All houses foster abundant social opportunities, including dances, theme nights, intramural athletic games and off-campus day and weekend trips. Each type of residence offers a distinct lifestyle that tries to meet the needs of Stanford's diverse student body.

Dining

Dining at Stanford is residentially based and, as such, the dining table becomes an intimate space not only to share good company but also to discuss, debate and exchange ideas and perspectives. Students living on campus are required to purchase a meal plan and typically eat in the dining hall located within their dormitory (but they are welcome to eat at any of the dining halls on campus.)

Stanford Dining leads the industry in its commitment to providing the highest quality, best-tasting and most diverse menus possible. Award-winning chefs bring years of experience when preparing an extensive selection of regional and international cuisine.

  • Gluten-free Dining - Stanford Dining offers gluten-free foods in the dining halls. Stanford Dining has a Gluten-Free Micro-Kitchen at Arrillaga Family Dining Commons . This isolated area contains a designated cabinet, freezer, microwave and toaster to allow those who are allergic to gluten to find additional foods, condiments (all gluten-free) and appliances to finish preparing their meals.
  • Halal Dining - Stanford Dining is committed to accommodating Muslim students’ dietary needs, including guaranteeing halal options at every meal and hosting special meals to celebrate Muslim holidays.
  • Kosher Dining - Stanford Dining has created a kosher dinner program in Florence Moore dining hall .
  • Peanut and Tree Nut Sensitive Program - In response to a clear need for peanut and tree nut allergy awareness in university dining services nationwide, Stanford Dining has made Ricker Dining the first on-campus dining facility in the country to designate itself a peanut and tree nut sensitive environment.   
  • Vegetarian / Vegan Dining - All dining halls serve vegan and vegetarian main entrees at every meal service.

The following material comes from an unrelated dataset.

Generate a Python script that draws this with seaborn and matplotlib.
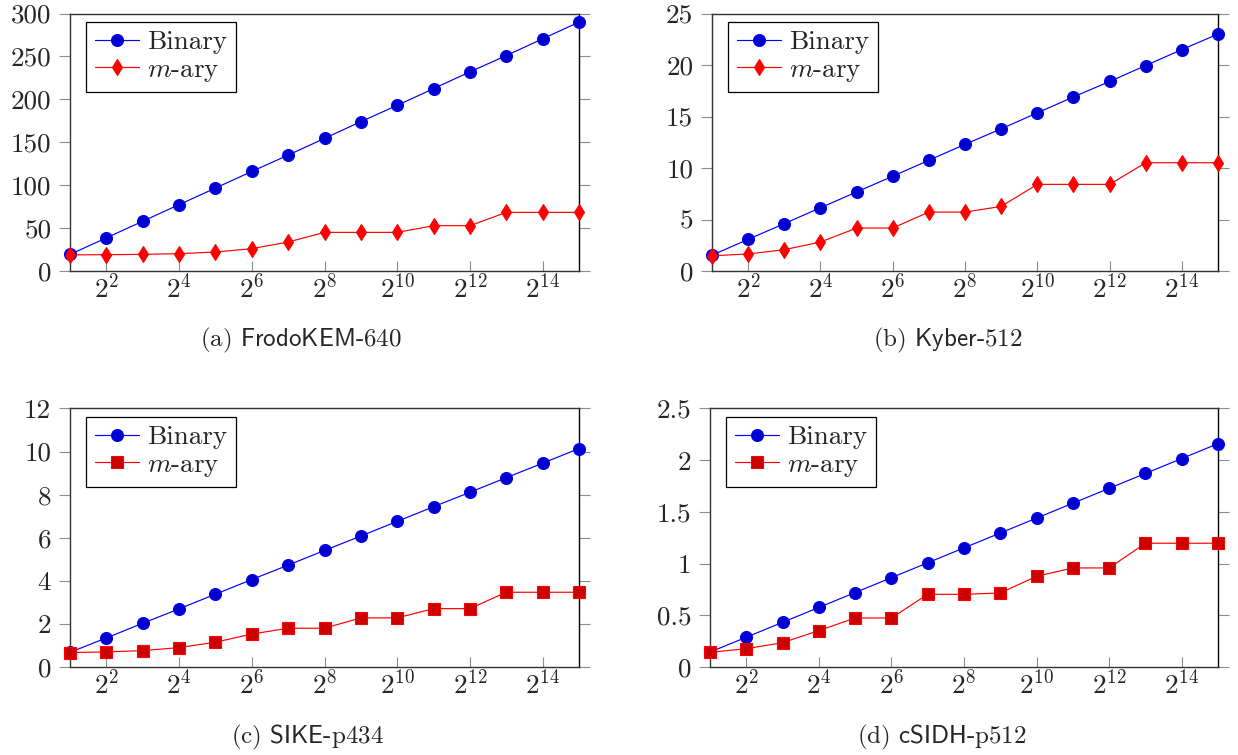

Eating Outside the Dining Halls

You may choose to eat meals at a Self-Operated House or Self-Op, where student residents and non-resident eating associates manage the operation of the house's meal service and hire a house cook.

You may choose to eat meals at a Cooperative House or Co-Op, where there is a student-managed meal service. Residents and nonresident eating associates manage the house meal service and prepare all meals together. Eating associates at Co-Ops are required to work 2-5 hours per week planning, cooking and serving meals. Because students prepare all meals, co-op board plans cost less than other meal plans at Stanford.

Between classes and student activities, it is sometimes a challenge to eat in a residential dining hall. There are a number of additional campus eateries that provide opportunities to grab a quick bite for students and visitors alike.